Information shown —
○ ○ ○ ○ ○ ○ ○
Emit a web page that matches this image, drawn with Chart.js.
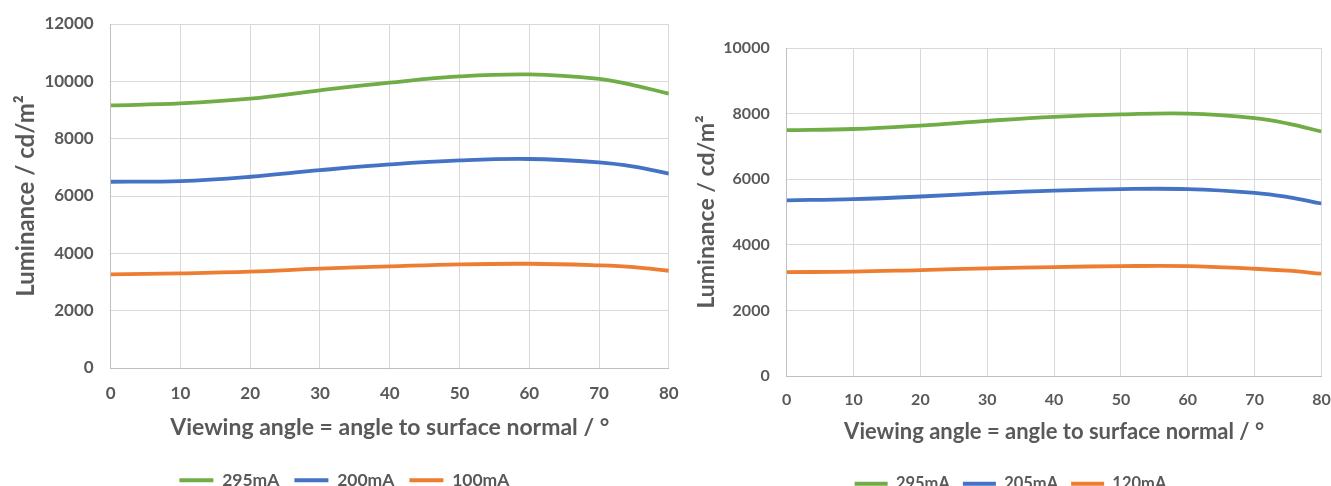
<!DOCTYPE html>
<html><head><meta charset="utf-8">
<script src="https://cdn.jsdelivr.net/npm/chart.js@4/dist/chart.umd.min.js"></script>
<style>
html,body{margin:0;padding:0;background:#fff;width:1331px;height:486px;overflow:hidden;position:relative}
#w1{position:absolute;left:0;top:0;width:690px;height:499px}
#w2{position:absolute;left:690px;top:0;width:641px;height:502px}
</style></head><body>
<div id="w1"><canvas id="c1"></canvas></div>
<div id="w2"><canvas id="c2"></canvas></div>
<script>
const angles = [0, 10, 20, 30, 40, 50, 60, 70, 75, 80];
const xTicks = [0, 10, 20, 30, 40, 50, 60, 70, 80];

const leftLabels = ['295mA', '200mA', '100mA'];
const left295 = [9160, 9230, 9395, 9685, 9955, 10170, 10240, 10085, 9860, 9570];
const left200 = [6497, 6520, 6671, 6900, 7100, 7241, 7290, 7170, 7021, 6780];
const left100 = [3266, 3300, 3360, 3465, 3545, 3615, 3636, 3580, 3520, 3392];
const leftYTicks = [0, 2000, 4000, 6000, 8000, 10000, 12000];

const rightLabels = ['295mA', '205mA', '120mA'];
const right295 = [7496, 7530, 7636, 7778, 7900, 7975, 8000, 7865, 7696, 7454];
const right205 = [5355, 5393, 5472, 5575, 5654, 5700, 5698, 5585, 5454, 5259];
const right120 = [3168, 3180, 3230, 3280, 3320, 3350, 3350, 3270, 3210, 3120];
const rightYTicks = [0, 2000, 4000, 6000, 8000, 10000];

const colors = ['#70AD47', '#4472C4', '#ED7D31'];
const textColor = '#595959';
const FONT = 'Lato';

function ds(label, vals, color) {
  return {
    label, data: angles.map((a, i) => ({x: a, y: vals[i]})),
    borderColor: color, backgroundColor: color, borderWidth: 3.8,
    pointRadius: 0, tension: 0.4, fill: false
  };
}

function make(id, labels, series, yTicks, g) {
  const yMax = yTicks[yTicks.length - 1];
  return new Chart(document.getElementById(id), {
    type: 'line',
    data: { datasets: series.map((s, i) => ds(labels[i], s, colors[i])) },
    options: {
      responsive: true, maintainAspectRatio: false, animation: false,
      layout: { padding: { left: g.padL, right: g.padR, top: g.padT, bottom: 0 } },
      plugins: {
        tooltip: { enabled: false },
        legend: {
          position: 'bottom',
          labels: {
            color: textColor, font: { family: FONT, size: g.legFs, weight: '700' },
            boxWidth: g.boxW, boxHeight: 4, padding: g.legPad,
            generateLabels(chart) {
              const items = Chart.defaults.plugins.legend.labels.generateLabels(chart);
              items.forEach(it => { it.lineWidth = 0; });
              return items;
            }
          }
        }
      },
      scales: {
        x: {
          type: 'linear', min: 0, max: 80,
          afterBuildTicks: s => { s.ticks = xTicks.map(v => ({value: v})); },
          afterFit: s => { s.height = g.xH; s.paddingLeft = 0; s.paddingRight = 0; },
          grid: { color: '#D9D9D9', lineWidth: 1, drawTicks: false },
          border: { color: '#BFBFBF' },
          ticks: { color: textColor, font: { family: FONT, size: g.tickFs, weight: '700' }, padding: g.xTickPad,
                   maxRotation: 0, callback: v => String(v) },
          title: { display: true, text: 'Viewing angle = angle to surface normal / °', color: textColor,
                   font: { family: FONT, size: g.xTitleFs, weight: '700' }, padding: { top: 0, bottom: g.xTitlePad } }
        },
        y: {
          min: 0, max: yMax,
          afterBuildTicks: s => { s.ticks = yTicks.map(v => ({value: v})); },
          afterFit: s => { s.width = g.yW; s.paddingTop = 0; s.paddingBottom = 0; },
          grid: { color: '#D9D9D9', lineWidth: 1, drawTicks: false },
          border: { color: '#BFBFBF' },
          ticks: { color: textColor, font: { family: FONT, size: g.tickFs, weight: '700' }, padding: 17,
                   callback: v => String(v) },
          title: { display: true, text: 'Luminance / cd/m²', color: textColor,
                   font: { family: FONT, size: g.yTitleFs, weight: '700' }, padding: { top: g.yTitlePad, bottom: 0 } }
        }
      }
    }
  });
}

make('c1', leftLabels, [left295, left200, left100], leftYTicks,
  { padL: 20, padR: 21.2, padT: 24, xH: 88.5, xTickPad: 15.8, xTitlePad: 14.7, yW: 90.7, yTitlePad: -8,
    tickFs: 17, xTitleFs: 23, yTitleFs: 24, legFs: 17.5, boxW: 34, legPad: 15 });
make('c2', rightLabels, [right295, right205, right120], rightYTicks,
  { padL: 9.5, padR: 9.5, padT: 48, xH: 86.5, xTickPad: 13.9, xTitlePad: 17, yW: 87.2, yTitlePad: -7,
    tickFs: 16, xTitleFs: 22, yTitleFs: 23, legFs: 16.5, boxW: 33, legPad: 13 });
</script>
</body></html>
○ ○ ○ ○ ○ ○ ○
Task to complete —
From start to finish, output the listing exactly, but omit its pictures.

The answer —
Emit a web page that matches this image, drawn with Chart.js.
<!DOCTYPE html>
<html><head><meta charset="utf-8">
<script src="https://cdn.jsdelivr.net/npm/chart.js@4/dist/chart.umd.min.js"></script>
<style>
html,body{margin:0;padding:0;background:#fff;width:1331px;height:486px;overflow:hidden;position:relative}
#w1{position:absolute;left:0;top:0;width:690px;height:499px}
#w2{position:absolute;left:690px;top:0;width:641px;height:502px}
</style></head><body>
<div id="w1"><canvas id="c1"></canvas></div>
<div id="w2"><canvas id="c2"></canvas></div>
<script>
const angles = [0, 10, 20, 30, 40, 50, 60, 70, 75, 80];
const xTicks = [0, 10, 20, 30, 40, 50, 60, 70, 80];

const leftLabels = ['295mA', '200mA', '100mA'];
const left295 = [9160, 9230, 9395, 9685, 9955, 10170, 10240, 10085, 9860, 9570];
const left200 = [6497, 6520, 6671, 6900, 7100, 7241, 7290, 7170, 7021, 6780];
const left100 = [3266, 3300, 3360, 3465, 3545, 3615, 3636, 3580, 3520, 3392];
const leftYTicks = [0, 2000, 4000, 6000, 8000, 10000, 12000];

const rightLabels = ['295mA', '205mA', '120mA'];
const right295 = [7496, 7530, 7636, 7778, 7900, 7975, 8000, 7865, 7696, 7454];
const right205 = [5355, 5393, 5472, 5575, 5654, 5700, 5698, 5585, 5454, 5259];
const right120 = [3168, 3180, 3230, 3280, 3320, 3350, 3350, 3270, 3210, 3120];
const rightYTicks = [0, 2000, 4000, 6000, 8000, 10000];

const colors = ['#70AD47', '#4472C4', '#ED7D31'];
const textColor = '#595959';
const FONT = 'Lato';

function ds(label, vals, color) {
  return {
    label, data: angles.map((a, i) => ({x: a, y: vals[i]})),
    borderColor: color, backgroundColor: color, borderWidth: 3.8,
    pointRadius: 0, tension: 0.4, fill: false
  };
}

function make(id, labels, series, yTicks, g) {
  const yMax = yTicks[yTicks.length - 1];
  return new Chart(document.getElementById(id), {
    type: 'line',
    data: { datasets: series.map((s, i) => ds(labels[i], s, colors[i])) },
    options: {
      responsive: true, maintainAspectRatio: false, animation: false,
      layout: { padding: { left: g.padL, right: g.padR, top: g.padT, bottom: 0 } },
      plugins: {
        tooltip: { enabled: false },
        legend: {
          position: 'bottom',
          labels: {
            color: textColor, font: { family: FONT, size: g.legFs, weight: '700' },
            boxWidth: g.boxW, boxHeight: 4, padding: g.legPad,
            generateLabels(chart) {
              const items = Chart.defaults.plugins.legend.labels.generateLabels(chart);
              items.forEach(it => { it.lineWidth = 0; });
              return items;
            }
          }
        }
      },
      scales: {
        x: {
          type: 'linear', min: 0, max: 80,
          afterBuildTicks: s => { s.ticks = xTicks.map(v => ({value: v})); },
          afterFit: s => { s.height = g.xH; s.paddingLeft = 0; s.paddingRight = 0; },
          grid: { color: '#D9D9D9', lineWidth: 1, drawTicks: false },
          border: { color: '#BFBFBF' },
          ticks: { color: textColor, font: { family: FONT, size: g.tickFs, weight: '700' }, padding: g.xTickPad,
                   maxRotation: 0, callback: v => String(v) },
          title: { display: true, text: 'Viewing angle = angle to surface normal / °', color: textColor,
                   font: { family: FONT, size: g.xTitleFs, weight: '700' }, padding: { top: 0, bottom: g.xTitlePad } }
        },
        y: {
          min: 0, max: yMax,
          afterBuildTicks: s => { s.ticks = yTicks.map(v => ({value: v})); },
          afterFit: s => { s.width = g.yW; s.paddingTop = 0; s.paddingBottom = 0; },
          grid: { color: '#D9D9D9', lineWidth: 1, drawTicks: false },
          border: { color: '#BFBFBF' },
          ticks: { color: textColor, font: { family: FONT, size: g.tickFs, weight: '700' }, padding: 17,
                   callback: v => String(v) },
          title: { display: true, text: 'Luminance / cd/m²', color: textColor,
                   font: { family: FONT, size: g.yTitleFs, weight: '700' }, padding: { top: g.yTitlePad, bottom: 0 } }
        }
      }
    }
  });
}

make('c1', leftLabels, [left295, left200, left100], leftYTicks,
  { padL: 20, padR: 21.2, padT: 24, xH: 88.5, xTickPad: 15.8, xTitlePad: 14.7, yW: 90.7, yTitlePad: -8,
    tickFs: 17, xTitleFs: 23, yTitleFs: 24, legFs: 17.5, boxW: 34, legPad: 15 });
make('c2', rightLabels, [right295, right205, right120], rightYTicks,
  { padL: 9.5, padR: 9.5, padT: 48, xH: 86.5, xTickPad: 13.9, xTitlePad: 17, yW: 87.2, yTitlePad: -7,
    tickFs: 16, xTitleFs: 22, yTitleFs: 23, legFs: 16.5, boxW: 33, legPad: 13 });
</script>
</body></html>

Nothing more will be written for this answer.